ISGS Scientists Use New Carbon-14 Dating Method to Understand Half-Century Mystery in Quincy, Illinois
In 1957, Arthur Andrew, a local resident of Adams County, Illinois, noticed a large "elephant tooth" poking from a bluff several miles southeast of Lima near the former bed of Lima Lake. As the Quincy Herald-Whig described on Sunday, April 20, 2008, "Andrew took the tooth home, and the mystery began sprouting. For 51 years, residents of the Lima Lake area have been hearing about the local mastodon tooth and wondering how old it might be." The director of North American Archaeological Institute in Quincy, Steve Tieken, received permission from the tooth's current owner to date this giant creature using the radiocarbon dating method.

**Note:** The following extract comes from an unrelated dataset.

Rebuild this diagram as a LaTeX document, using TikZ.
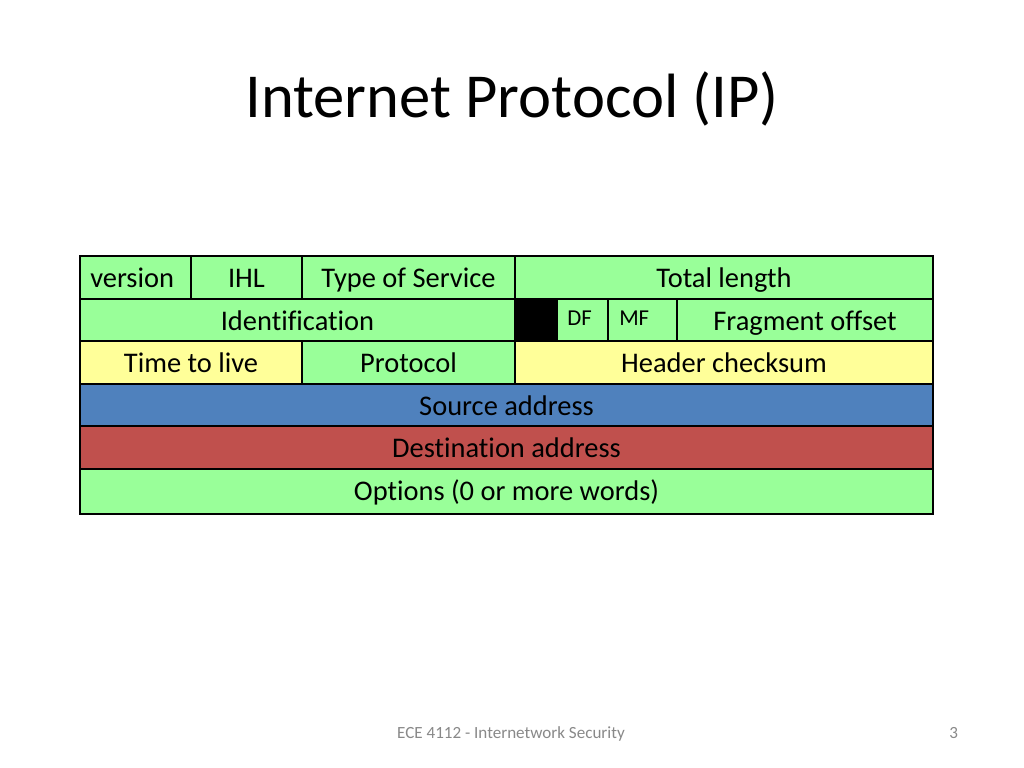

Hong Wang, director of the radiocarbon dating laboratory at the Illinois State Geological Survey, took on this project. Together with Stanley Ambrose, anthropology professor, Wang used a pencil-size drill with a diamond bit to grind a half-inch piece of tooth enamel from a corner of the tooth into fine powder. Tooth enamel typically contains different chemical compounds that can be used in the age-dating process. Bio-apatite was selected for dating the tooth because bio-apatite is made up of calcium phosphate crystals that, during the growth of the tooth, trap carbon dioxide within the tooth structure (carbonate). Wang combined the tooth enamel sample with an extremely weak acid (0.1 M acetic acid) for over 20 hours to prepare it for analysis. Afterward, the remaining sample material was mixed with a stronger acid to release the carbon in the bio-apatite. This released carbon was used to date the mastodon tooth. The results of the analysis gave an age of 10,775 ± 35 14C years before present. Surprisingly, this mastodon specimen is the youngest ever dated, suggesting it could represent the "last mastodon standing' on the North America continent. On June 1, 2008, the Quincy Herald-Whigreported this result. Now Lima Lake residents wonder what caused the demise of the furry mastodon. Steve Tieken is currently examining clues such as scratch marks on a vertebrate found next to the mastodon tooth, which may indicate human butchering of the carcass. ISGS scientists have offered to analyze this bone specimen to confirm the age of the mastodon and verify if it is the youngest known mastodon found in North America.